◆ Work to be completed ◆
Your task is to quote the material that follows, in full and exactly.
________________________________________
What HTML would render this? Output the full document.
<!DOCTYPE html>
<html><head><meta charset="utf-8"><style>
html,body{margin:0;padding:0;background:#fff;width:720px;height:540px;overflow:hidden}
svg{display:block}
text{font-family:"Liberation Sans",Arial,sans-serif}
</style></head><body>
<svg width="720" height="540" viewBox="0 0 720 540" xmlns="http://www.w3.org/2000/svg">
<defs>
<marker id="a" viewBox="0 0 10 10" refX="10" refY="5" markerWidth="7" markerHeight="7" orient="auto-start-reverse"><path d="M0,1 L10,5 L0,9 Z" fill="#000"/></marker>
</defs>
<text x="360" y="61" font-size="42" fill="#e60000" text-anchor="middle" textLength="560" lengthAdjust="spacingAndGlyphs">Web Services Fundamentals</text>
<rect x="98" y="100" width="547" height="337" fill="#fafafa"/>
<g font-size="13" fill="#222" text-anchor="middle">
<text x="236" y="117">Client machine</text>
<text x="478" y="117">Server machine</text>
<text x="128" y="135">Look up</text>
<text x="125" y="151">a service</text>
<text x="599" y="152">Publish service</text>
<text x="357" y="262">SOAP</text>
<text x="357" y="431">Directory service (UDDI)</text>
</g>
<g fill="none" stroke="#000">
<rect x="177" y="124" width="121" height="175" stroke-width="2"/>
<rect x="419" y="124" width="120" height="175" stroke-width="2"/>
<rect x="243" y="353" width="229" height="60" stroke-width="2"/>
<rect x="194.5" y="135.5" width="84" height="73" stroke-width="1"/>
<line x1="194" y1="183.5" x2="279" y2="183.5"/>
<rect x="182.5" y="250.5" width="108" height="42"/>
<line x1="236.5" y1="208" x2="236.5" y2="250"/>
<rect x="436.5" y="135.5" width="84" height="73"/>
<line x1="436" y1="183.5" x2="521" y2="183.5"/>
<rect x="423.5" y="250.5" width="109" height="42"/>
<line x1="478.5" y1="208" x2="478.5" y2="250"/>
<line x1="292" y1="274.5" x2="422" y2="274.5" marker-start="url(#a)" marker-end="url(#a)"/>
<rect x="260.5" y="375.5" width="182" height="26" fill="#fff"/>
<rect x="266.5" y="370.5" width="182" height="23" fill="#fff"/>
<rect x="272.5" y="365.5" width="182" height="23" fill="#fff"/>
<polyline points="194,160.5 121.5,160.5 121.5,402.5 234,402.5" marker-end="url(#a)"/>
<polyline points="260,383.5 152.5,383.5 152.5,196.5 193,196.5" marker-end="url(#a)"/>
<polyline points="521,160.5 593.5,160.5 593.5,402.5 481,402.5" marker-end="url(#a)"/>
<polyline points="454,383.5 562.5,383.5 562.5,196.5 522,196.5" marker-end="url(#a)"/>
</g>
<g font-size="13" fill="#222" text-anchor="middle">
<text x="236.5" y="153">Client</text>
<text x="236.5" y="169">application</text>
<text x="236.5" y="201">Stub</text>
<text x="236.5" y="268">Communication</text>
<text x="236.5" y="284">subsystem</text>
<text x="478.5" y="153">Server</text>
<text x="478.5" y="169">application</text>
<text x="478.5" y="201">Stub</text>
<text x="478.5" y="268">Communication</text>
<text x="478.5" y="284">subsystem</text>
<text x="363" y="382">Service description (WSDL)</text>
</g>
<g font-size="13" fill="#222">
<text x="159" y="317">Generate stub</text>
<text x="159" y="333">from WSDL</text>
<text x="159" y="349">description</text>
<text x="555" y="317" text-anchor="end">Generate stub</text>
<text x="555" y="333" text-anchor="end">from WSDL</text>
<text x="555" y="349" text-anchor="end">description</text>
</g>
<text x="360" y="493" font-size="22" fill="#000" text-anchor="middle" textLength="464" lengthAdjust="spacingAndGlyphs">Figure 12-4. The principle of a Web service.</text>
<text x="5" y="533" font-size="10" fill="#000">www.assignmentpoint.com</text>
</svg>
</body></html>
________________________________________
◆ Written solution ◆
What HTML would render this? Output the full document.
<!DOCTYPE html>
<html><head><meta charset="utf-8"><style>
html,body{margin:0;padding:0;background:#fff;width:720px;height:540px;overflow:hidden}
svg{display:block}
text{font-family:"Liberation Sans",Arial,sans-serif}
</style></head><body>
<svg width="720" height="540" viewBox="0 0 720 540" xmlns="http://www.w3.org/2000/svg">
<defs>
<marker id="a" viewBox="0 0 10 10" refX="10" refY="5" markerWidth="7" markerHeight="7" orient="auto-start-reverse"><path d="M0,1 L10,5 L0,9 Z" fill="#000"/></marker>
</defs>
<text x="360" y="61" font-size="42" fill="#e60000" text-anchor="middle" textLength="560" lengthAdjust="spacingAndGlyphs">Web Services Fundamentals</text>
<rect x="98" y="100" width="547" height="337" fill="#fafafa"/>
<g font-size="13" fill="#222" text-anchor="middle">
<text x="236" y="117">Client machine</text>
<text x="478" y="117">Server machine</text>
<text x="128" y="135">Look up</text>
<text x="125" y="151">a service</text>
<text x="599" y="152">Publish service</text>
<text x="357" y="262">SOAP</text>
<text x="357" y="431">Directory service (UDDI)</text>
</g>
<g fill="none" stroke="#000">
<rect x="177" y="124" width="121" height="175" stroke-width="2"/>
<rect x="419" y="124" width="120" height="175" stroke-width="2"/>
<rect x="243" y="353" width="229" height="60" stroke-width="2"/>
<rect x="194.5" y="135.5" width="84" height="73" stroke-width="1"/>
<line x1="194" y1="183.5" x2="279" y2="183.5"/>
<rect x="182.5" y="250.5" width="108" height="42"/>
<line x1="236.5" y1="208" x2="236.5" y2="250"/>
<rect x="436.5" y="135.5" width="84" height="73"/>
<line x1="436" y1="183.5" x2="521" y2="183.5"/>
<rect x="423.5" y="250.5" width="109" height="42"/>
<line x1="478.5" y1="208" x2="478.5" y2="250"/>
<line x1="292" y1="274.5" x2="422" y2="274.5" marker-start="url(#a)" marker-end="url(#a)"/>
<rect x="260.5" y="375.5" width="182" height="26" fill="#fff"/>
<rect x="266.5" y="370.5" width="182" height="23" fill="#fff"/>
<rect x="272.5" y="365.5" width="182" height="23" fill="#fff"/>
<polyline points="194,160.5 121.5,160.5 121.5,402.5 234,402.5" marker-end="url(#a)"/>
<polyline points="260,383.5 152.5,383.5 152.5,196.5 193,196.5" marker-end="url(#a)"/>
<polyline points="521,160.5 593.5,160.5 593.5,402.5 481,402.5" marker-end="url(#a)"/>
<polyline points="454,383.5 562.5,383.5 562.5,196.5 522,196.5" marker-end="url(#a)"/>
</g>
<g font-size="13" fill="#222" text-anchor="middle">
<text x="236.5" y="153">Client</text>
<text x="236.5" y="169">application</text>
<text x="236.5" y="201">Stub</text>
<text x="236.5" y="268">Communication</text>
<text x="236.5" y="284">subsystem</text>
<text x="478.5" y="153">Server</text>
<text x="478.5" y="169">application</text>
<text x="478.5" y="201">Stub</text>
<text x="478.5" y="268">Communication</text>
<text x="478.5" y="284">subsystem</text>
<text x="363" y="382">Service description (WSDL)</text>
</g>
<g font-size="13" fill="#222">
<text x="159" y="317">Generate stub</text>
<text x="159" y="333">from WSDL</text>
<text x="159" y="349">description</text>
<text x="555" y="317" text-anchor="end">Generate stub</text>
<text x="555" y="333" text-anchor="end">from WSDL</text>
<text x="555" y="349" text-anchor="end">description</text>
</g>
<text x="360" y="493" font-size="22" fill="#000" text-anchor="middle" textLength="464" lengthAdjust="spacingAndGlyphs">Figure 12-4. The principle of a Web service.</text>
<text x="5" y="533" font-size="10" fill="#000">www.assignmentpoint.com</text>
</svg>
</body></html>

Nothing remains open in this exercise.